Daan Klaver from Build in Amsterdam gave us 12 insights to create good digital flagship stores.
- Don’t pitch – you need to pick consistent brands, not companies based on a lucky pitch. Financially driven companies don’t do the best work;
- Everything should have a reason behind it;
- Always work as a team! There should be no layers on decision making, no titles, but teamwork;
- If something goes wrong, don’t blame others, focus on your errors. Question what you are doing wrong so you can learn and improve from it;
- UI is UI and UX is UX, don’t give your UX to someone else and vice versa;
- Good brand experience brings more revenue;
- Don’t think in journeys – don’t predict user journeys, everything should be shuffled for a good experience no matter the user;
- Everybody has an opinion, ask for user feedback. Having an open mind is most important.;
- Ideas are formed consciously and unconsciously from everywhere, it’s not where we take things from but where we take them to;
- You are a brand – Always create work you truly believe in;
- Take a nap – it increases productivity;
- When you think you are finished, you probably are not, you are never finished.

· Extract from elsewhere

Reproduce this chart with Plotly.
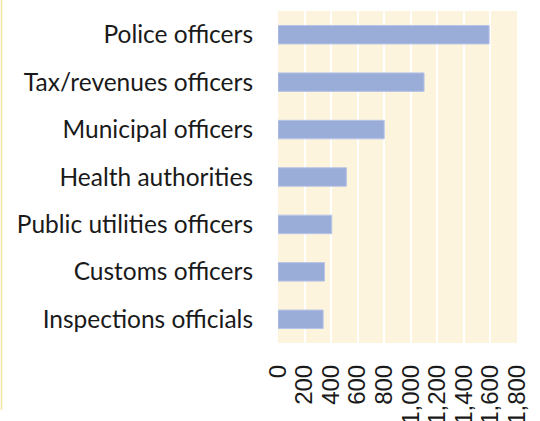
import plotly.graph_objects as go

categories = ["Police officers", "Tax/revenues officers", "Municipal officers",
              "Health authorities", "Public utilities officers", "Customs officers",
              "Inspections officials"]
values = [1590, 1100, 800, 515, 405, 350, 340]
tick_vals = [0, 200, 400, 600, 800, 1000, 1200, 1400, 1600, 1800]
tick_text = ["0", "200", "400", "600", "800", "1,000", "1,200", "1,400", "1,600", "1,800"]

W, H = 540, 421
ml, mr, mt, mb = 278, 23, 11, 78

fig = go.Figure(go.Bar(
    x=values[::-1], y=categories[::-1], orientation="h",
    marker=dict(color="#9AACD8", line=dict(color="#B8C5E6", width=1)),
    width=0.39,
))

pw = W - ml - mr
ph = H - mt - mb
fig.add_shape(type="line", xref="paper", yref="paper",
              x0=-(ml - 1.5) / pw, x1=-(ml - 1.5) / pw,
              y0=1 + mt / ph, y1=-(mb - 11) / ph,
              line=dict(color="#F5E6A6", width=1.5))

fig.update_layout(
    width=W, height=H,
    margin=dict(l=ml, r=mr, t=mt, b=mb, autoexpand=False),
    paper_bgcolor="white", plot_bgcolor="#FDF4DD",
    showlegend=False,
    font=dict(family="Lato", color="#1a1a1a"),
    xaxis=dict(range=[0, 1800], tickvals=tick_vals, ticktext=tick_text,
               tickangle=-90, showgrid=True, gridcolor="white", gridwidth=2,
               zeroline=False, showline=False, ticks="",
               ticklabelstandoff=16,
               tickfont=dict(family="Liberation Sans", size=24, color="#1a1a1a"),
               automargin=False, fixedrange=True),
    yaxis=dict(showgrid=False, zeroline=False, showline=False, ticks="",
               ticklabelstandoff=24, automargin=False,
               tickfont=dict(family="Lato", size=24.5, color="#1a1a1a"),
               range=[-0.5, 6.5]),
)

fig.write_html("out.html", config={"displayModeBar": False},
               post_script="document.body.style.margin='0';document.body.style.overflow='hidden';")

Always try to be improving!
In the afternoon, we started with DPDK, Finding the CX sweet-spot telling us to to work with design principles. We all have time frames as well as budgets, so finding the right way to keep things as simple as possible and as human as possible is crucial. Always be honest with yourself and with your customers!
We ended the day with Claudio Gulieri’s talk, “How far can we push it?” talking about experiences spanning across device inputs and senses. As we understand consumer technology staggered evolution, but the creator tools continue evolution. He divided his talk into three different ability sections: motor related ones, human vision and cognitive.
On motor related ones, we should always consider the direction and ranges that are more comfortable for repeated motion. Focus on increasing efficiency and accuracy of what we can do within a comfortable range.
On human vision related abilities, we should check what we can visually perceive from our digital world, know when to break the rules and focus the attention on content.
Lastly, on cognitive abilities, the main focus was on how we could improve the digital world.
These two days of Awwwards conference ended up with the announcement of all 2018 Awwward winners. Overall speaking, this was a great experience where I got to learn and network with some of the most influential people in the industry.